## start

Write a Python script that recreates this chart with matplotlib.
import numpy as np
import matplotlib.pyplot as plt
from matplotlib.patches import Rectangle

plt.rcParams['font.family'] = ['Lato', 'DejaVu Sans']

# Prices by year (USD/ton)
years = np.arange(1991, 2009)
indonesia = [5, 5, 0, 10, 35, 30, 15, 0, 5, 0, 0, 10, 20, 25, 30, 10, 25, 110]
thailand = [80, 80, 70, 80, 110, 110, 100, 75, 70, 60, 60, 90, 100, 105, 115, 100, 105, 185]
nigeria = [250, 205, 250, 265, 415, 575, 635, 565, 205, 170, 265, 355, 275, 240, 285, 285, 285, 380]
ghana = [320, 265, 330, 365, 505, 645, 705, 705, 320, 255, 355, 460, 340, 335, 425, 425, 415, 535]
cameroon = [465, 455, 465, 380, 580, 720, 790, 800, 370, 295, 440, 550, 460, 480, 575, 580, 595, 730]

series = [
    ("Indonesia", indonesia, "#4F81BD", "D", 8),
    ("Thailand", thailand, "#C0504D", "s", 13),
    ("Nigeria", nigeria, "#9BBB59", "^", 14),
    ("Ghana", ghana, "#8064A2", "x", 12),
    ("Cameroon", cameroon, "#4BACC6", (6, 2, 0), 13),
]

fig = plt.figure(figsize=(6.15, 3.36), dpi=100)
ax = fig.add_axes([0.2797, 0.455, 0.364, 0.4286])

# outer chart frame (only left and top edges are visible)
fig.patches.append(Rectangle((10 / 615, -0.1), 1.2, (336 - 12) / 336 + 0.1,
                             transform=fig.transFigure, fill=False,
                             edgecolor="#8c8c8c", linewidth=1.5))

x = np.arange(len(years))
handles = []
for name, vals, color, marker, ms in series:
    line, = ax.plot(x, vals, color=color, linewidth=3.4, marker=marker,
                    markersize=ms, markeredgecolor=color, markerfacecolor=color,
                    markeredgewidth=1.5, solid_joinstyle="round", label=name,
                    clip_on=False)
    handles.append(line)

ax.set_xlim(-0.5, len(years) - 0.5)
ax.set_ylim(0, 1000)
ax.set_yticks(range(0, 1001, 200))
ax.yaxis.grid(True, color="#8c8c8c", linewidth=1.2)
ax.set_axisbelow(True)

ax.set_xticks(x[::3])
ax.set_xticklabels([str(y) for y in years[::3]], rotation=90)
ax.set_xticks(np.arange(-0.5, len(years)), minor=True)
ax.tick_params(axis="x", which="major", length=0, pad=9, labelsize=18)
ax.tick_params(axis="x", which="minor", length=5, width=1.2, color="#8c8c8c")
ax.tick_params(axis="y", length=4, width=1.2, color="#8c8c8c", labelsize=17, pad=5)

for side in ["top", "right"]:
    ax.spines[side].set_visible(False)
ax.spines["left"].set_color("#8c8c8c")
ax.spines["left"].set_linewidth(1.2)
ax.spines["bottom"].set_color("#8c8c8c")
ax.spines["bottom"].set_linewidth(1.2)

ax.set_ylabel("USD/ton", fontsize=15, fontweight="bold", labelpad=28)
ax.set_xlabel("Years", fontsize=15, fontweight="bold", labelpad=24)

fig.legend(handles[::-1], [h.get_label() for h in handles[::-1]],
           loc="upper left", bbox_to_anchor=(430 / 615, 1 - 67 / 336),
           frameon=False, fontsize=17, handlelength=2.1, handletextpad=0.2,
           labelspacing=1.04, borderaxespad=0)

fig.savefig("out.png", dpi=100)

## end

WORK TO DO = Quote exactly the opening line of the material above and every line after it, up to and including the line that contains "plt.rcParams['font.family'] = ['Lato', 'DejaVu".

COMPLETE ANSWER =
Write a Python script that recreates this chart with matplotlib.
import numpy as np
import matplotlib.pyplot as plt
from matplotlib.patches import Rectangle

plt.rcParams['font.family'] = ['Lato', 'DejaVu Sans']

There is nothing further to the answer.